A strategic race timed to perfection
The most remarkable thing about Priti's race on Monday was how she timed it to perfection. She was nowhere with the leading pack, which comprised Parul and the two Bahranian runners, for most of the race.
As the race got into its final two laps, and decathlon athlete Tejaswin Shankar came over to cheer the two Indians on for a grandstand finish, Priti picked up pace.
With one lap to go, she got into touching distance of the top three.
With around 200 meters to go, she got into a dogfight with the Bahraini who eventually finished at 4th.
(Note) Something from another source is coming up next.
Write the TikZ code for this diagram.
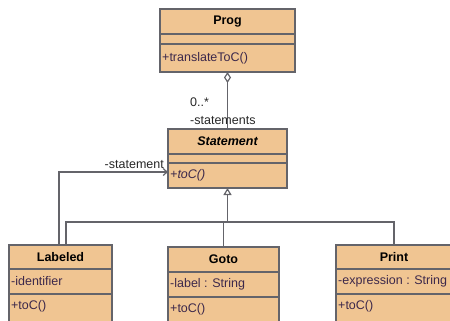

With just 10 metres left, Priti overtook her, as her compatriot Parul watched with delight from across the finish line.
Knowing her own limitations, Priti targeted the bronze medal, her tactical astuteness coming from her learnings from the Asian Athletics Championships earlier this year.
"The race was very good. I had a medal on my mind as I made a big mistake at the Asian Athletics Championships. I didn't want to repeat it here. I had let go in the last 50m and came fourth by 2 microseconds," Priti said.
"I didn't go with the first group as I didn't want to push unnecessarily. I wanted to fight for the medal. Had I followed Parul and the world champion, it could have got tight for me. I played tactically as I knew that bronze was the most viable option," Priti said.